The thin stems to the right of the birch tree belong to another cornus, this one is a low growing suckering one called Cornus sericea ‘Kelseyii’. To the right of the birch is Abies koreana which I love for its shape and its wonderful cones which stand like candles on the tips of the branches.
Cornus stolonifera ‘Kelseyii’ is a neat, thin stemmed cornus which suckers and makes a nice dense bush. The stems are reddish brown.
To the right of the little cornus is Betula albosinensis ‘Pink Champagne’.
I like to have lots of coloured stems in the winter garden but I also include a few conifers. On the photo below you can see the red stemmed Acer pensylvaticum ‘Erythrocladum’ in the foreground and red Cornus alba ‘Baton Rouge’ behind the abies. The conifer to the left is Cryptomeria japonica ‘Elegans’ which usually turns a coppery bronze in winter but this year is staying stubbornly green.
I love rich chestnut brown stems too and the peeling bark of Prunus serrula looks fabulous with Meulenbergia astonii which is like tangled copper wire.

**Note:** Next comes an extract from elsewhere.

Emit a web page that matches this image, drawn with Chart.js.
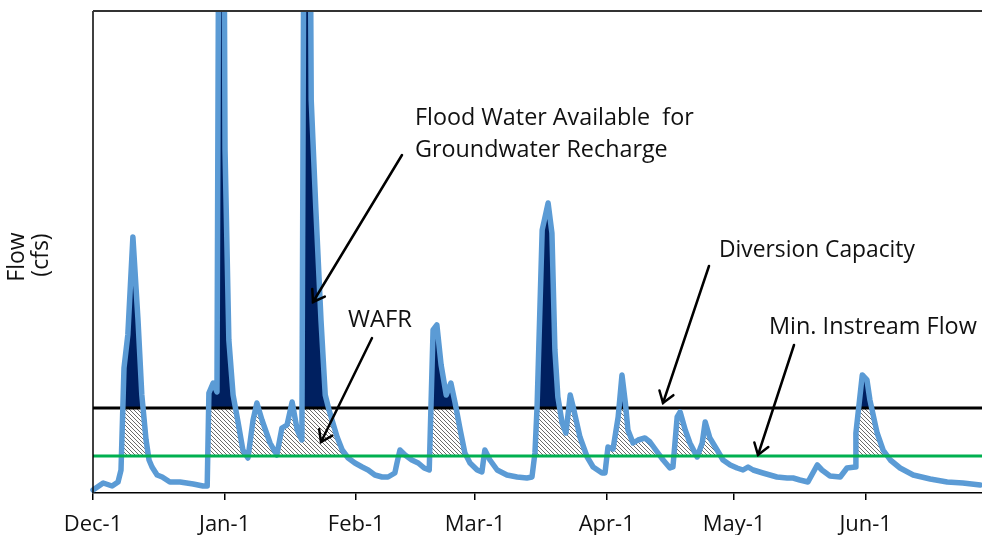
<!DOCTYPE html>
<html>
<head>
<meta charset="utf-8">
<script src="https://cdn.jsdelivr.net/npm/chart.js@4.4.1/dist/chart.umd.min.js"></script>
<style>
html,body{margin:0;padding:0;background:#fff;}
#wrap{width:982px;height:535px;position:relative;}
</style>
</head>
<body>
<div id="wrap"><canvas id="c"></canvas></div>
<script>
// ---- data (days since Dec-1, flow in arbitrary cfs units) ----
const flowDays = [0.0,2.4,4.5,5.9,6.6,7.3,8.2,9.4,10.6,11.5,12.5,13.2,13.9,15.1,16.3,18.1,20.5,23.6,25.9,26.9,
  27.3,28.3,29.2,30.2,31.1,32.0,33.0,34.2,35.3,36.5,37.7,38.6,39.8,41.7,43.3,44.5,45.7,46.9,48.1,49.2,
  50.3,51.4,52.5,53.7,54.7,55.6,56.3,57.5,58.7,60.1,61.7,63.4,64.8,66.4,68.1,69.5,71.1,71.6,72.3,73.5,
  75.1,76.6,78.0,79.2,80.1,81.0,82.0,83.2,84.3,85.3,86.5,87.6,88.8,90.5,91.6,92.3,93.5,95.2,97.5,99.9,
  102.2,103.4,104.1,104.6,105.8,107.2,108.1,108.8,109.5,110.5,111.4,112.4,113.1,114.7,116.4,117.8,119.9,120.6,121.3,122.5,
  123.7,124.6,125.4,126.0,127.2,128.4,130.0,131.2,132.9,134.3,135.9,136.6,137.6,138.3,139.5,140.6,142.3,143.5,144.2,145.3,
  147.0,148.4,150.1,151.7,153.1,154.3,155.5,157.8,161.1,163.5,164.9,166.5,168.4,170.6,171.7,173.6,176.0,177.6,179.5,179.7,
  181.2,182.3,183.0,184.7,186.1,187.8,190.1,193.2,197.2,201.2,204.9,209.0];
const flowValues = [6,20,14,22,46,250,316,512,346,196,106,66,52,36,32,22,22,18,14,14,
  200,220,202,2586,686,306,196,140,86,70,146,180,146,100,76,130,136,182,126,106,
  2586,786,566,346,196,166,146,112,86,70,60,52,46,36,32,32,40,60,86,76,
  66,60,50,46,326,336,256,196,220,180,126,80,60,46,42,86,66,46,36,32,
  30,32,80,172,526,580,520,286,192,140,120,196,172,112,72,52,40,40,92,88,
  152,236,180,126,100,106,110,102,82,66,50,52,152,162,126,100,72,100,142,110,
  86,66,56,50,46,52,46,40,32,30,30,26,22,56,46,34,32,50,52,120,
  236,226,186,120,86,66,50,36,28,22,20,16];
const diversionCapacity = 170;
const minInstreamFlow = 74;
const tickDays = [0,31,62,90,121,151,182];
const tickLabels = ['Dec-1','Jan-1','Feb-1','Mar-1','Apr-1','May-1','Jun-1'];
const dayRange = [0, 209.4];
const flowRange = [0, 964];

// ---- styles ----
const FONT = "'Open Sans', 'DejaVu Sans', sans-serif";

function makeHatch(){
  const c = document.createElement('canvas');
  c.width = 4; c.height = 4;
  const g = c.getContext('2d');
  g.fillStyle = '#ffffff'; g.fillRect(0,0,4,4);
  g.strokeStyle = '#5a5a5a'; g.lineWidth = 0.9;
  g.beginPath();
  g.moveTo(-1,-1); g.lineTo(5,5);
  g.moveTo(-1,3); g.lineTo(1,5);
  g.moveTo(3,-1); g.lineTo(5,1);
  g.stroke();
  return g.createPattern(c, 'repeat');
}
const hatch = makeHatch();

const flowPts = flowDays.map((d,i)=>({x:d, y:flowValues[i]}));
const hLine = v => [{x:dayRange[0], y:v},{x:dayRange[1], y:v}];

function fitSize(ctx, text, width){
  ctx.font = '100px ' + FONT;
  return 100 * width / ctx.measureText(text).width;
}

const annotations = {
  id: 'annotations',
  afterDraw(chart){
    const ctx = chart.ctx, a = chart.chartArea;
    ctx.save();
    // frame: left axis + top border
    ctx.strokeStyle = '#000'; ctx.lineWidth = 1.5;
    ctx.beginPath();
    ctx.moveTo(a.left, a.bottom); ctx.lineTo(a.left, a.top);
    ctx.stroke();
    ctx.strokeStyle = '#333'; ctx.lineWidth = 2;
    ctx.beginPath();
    ctx.moveTo(a.left, a.top); ctx.lineTo(a.right, a.top);
    ctx.stroke();

    ctx.fillStyle = '#111';
    ctx.textBaseline = 'middle';
    ctx.textAlign = 'left';
    // Flood water text (two lines, same size)
    const s1 = fitSize(ctx, 'Flood Water Available  for', 280);
    const s2 = fitSize(ctx, 'Groundwater Recharge', 252);
    const sf = (s1 + s2) / 2;
    ctx.font = sf + 'px ' + FONT;
    ctx.fillText('Flood Water Available  for', 415, 118);
    ctx.fillText('Groundwater Recharge', 415, 150);
    const texts = [
      ['WAFR', 348, 320, 64],
      ['Diversion Capacity', 719, 251, 196],
      ['Min. Instream Flow', 769, 327, 208]
    ];
    texts.forEach(t => {
      const s = fitSize(ctx, t[0], t[3]);
      ctx.font = s + 'px ' + FONT;
      ctx.fillText(t[0], t[1], t[2]);
    });
    // y axis title (rotated, two lines)
    ctx.textAlign = 'center';
    ctx.font = '23px ' + FONT;
    [['Flow', 17, 257], ['(cfs)', 41, 255]].forEach(t => {
      ctx.save();
      ctx.translate(t[1], t[2]);
      ctx.rotate(-Math.PI/2);
      ctx.fillText(t[0], 0, 0);
      ctx.restore();
    });
    // arrows
    const arrows = [
      [402,155,313,302],
      [372,338,321,442],
      [709,266,663,403],
      [794,345,758,455]
    ];
    ctx.strokeStyle = '#000'; ctx.lineWidth = 2.5; ctx.lineCap = 'round';
    arrows.forEach(([x1,y1,x2,y2]) => {
      ctx.beginPath(); ctx.moveTo(x1,y1); ctx.lineTo(x2,y2); ctx.stroke();
      const ang = Math.atan2(y1-y2, x1-x2), L = 13, da = 0.6;
      ctx.beginPath();
      ctx.moveTo(x2 + L*Math.cos(ang+da), y2 + L*Math.sin(ang+da));
      ctx.lineTo(x2, y2);
      ctx.lineTo(x2 + L*Math.cos(ang-da), y2 + L*Math.sin(ang-da));
      ctx.stroke();
    });
    ctx.restore();
  }
};

new Chart(document.getElementById('c'), {
  type: 'line',
  data: {
    datasets: [
      { label:'WAFR', data: flowPts, borderWidth:0, borderColor:'rgba(0,0,0,0)', pointRadius:0, tension:0,
        fill:{ target:{value:minInstreamFlow}, above: hatch, below:'rgba(0,0,0,0)' }, order:6 },
      { label:'Flood water', data: flowPts, borderWidth:0, borderColor:'rgba(0,0,0,0)', pointRadius:0, tension:0,
        fill:{ target:{value:diversionCapacity}, above:'#002060', below:'rgba(0,0,0,0)' }, order:5 },
      { label:'Diversion Capacity', data: hLine(diversionCapacity), borderColor:'#000', borderWidth:3,
        pointRadius:0, fill:false, order:4 },
      { label:'Flow', data: flowPts, borderColor:'#5B9BD5', borderWidth:5.5, pointRadius:0, tension:0,
        borderJoinStyle:'round', borderCapStyle:'round', fill:false, order:3,
        clip:{left:3, top:0, right:3, bottom:3} },
      { label:'Min. Instream Flow', data: hLine(minInstreamFlow), borderColor:'#00B050', borderWidth:3,
        pointRadius:0, fill:false, order:2 }
    ]
  },
  options: {
    responsive: true,
    maintainAspectRatio: false,
    devicePixelRatio: 1,
    animation: false,
    events: [],
    layout: { padding: { left:93, top:11, right:0, bottom:0 } },
    plugins: { legend:{display:false}, tooltip:{enabled:false}, title:{display:false} },
    scales: {
      x: {
        type:'linear', min:dayRange[0], max:dayRange[1],
        grid:{ display:true, drawOnChartArea:false, drawTicks:true, tickLength:7, color:'#000', lineWidth:1.5 },
        border:{ display:true, color:'#000', width:1.5 },
        ticks:{ autoSkip:false, maxRotation:0, padding:12, color:'#111',
          font:{ family:FONT, size:22 },
          callback:(v)=>{ const i = tickDays.indexOf(v); return i >= 0 ? tickLabels[i] : ''; } },
        afterBuildTicks:(s)=>{ s.ticks = tickDays.map(v=>({value:v})); },
        afterFit:(s)=>{ s.height = 42; }
      },
      y: { type:'linear', display:false, min:flowRange[0], max:flowRange[1] }
    }
  },
  plugins: [annotations]
});
</script>
</body>
</html>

Evergreens are an important part of the winter garden. The native daphne laureola pops up all over my garden and I value it for the shiny, evergreen leaves. The epimedium in front of it will have its leaves cut off soon so that the flowers stand out.
Photinia fraseri ‘Pink Marble’ is another evergreen and I love the way the leaves are variegated with pink and cream.
Another shrub with pink leaves which looks good all year round is Lophomyrtus x ralphii from New Zealand.
Sarcococcas are evergreen and the smell when you walk past them is wonderful.
The shrub Edgeworthia chrysantha has little yellow button flowers which are fragrant. Before the snow arrived the buds were just about to come out. I am worried about it tonight though because the temperature is supposed to be going below -7 c.
I am also very worried about the flowers on my white Japanese Apricot, Prunus mume ‘Omoi -no-mama’, it is my pride and joy.
I have shown you several witch hazels in recent posts and now my first yellow one is in bloom. It is called Hamamelis x intermedia ‘Westerstede’ and like most of the yellow flowered ones its leaves go buttery yellow in the autumn.
Nearby I have a yellow leaved choisya called Choisya ternata ‘Goldfingers’. As I said, I like contrasting foliage and texture so this is planted with the silver hedgehog holly, Ilex ferox ‘Argentea’ and a curly hazel, Corylus avellana ‘Contorta’
And then we come to the the stumpery and beyond this is where I have been working for weeks developing a new part of the garden. But that is for another day.
Of course there are many different snowdrops down here, I know quite a few bloggers don’t quite get the snowdrop obsession, so I will show you just a few to try and convince you that they don’t all look the same.
I might have to show you some more another day when the snow has gone. And then there are the hellebores too but they will have to wait. The winter garden is worth another visit because it looks better and better as the spring comes on.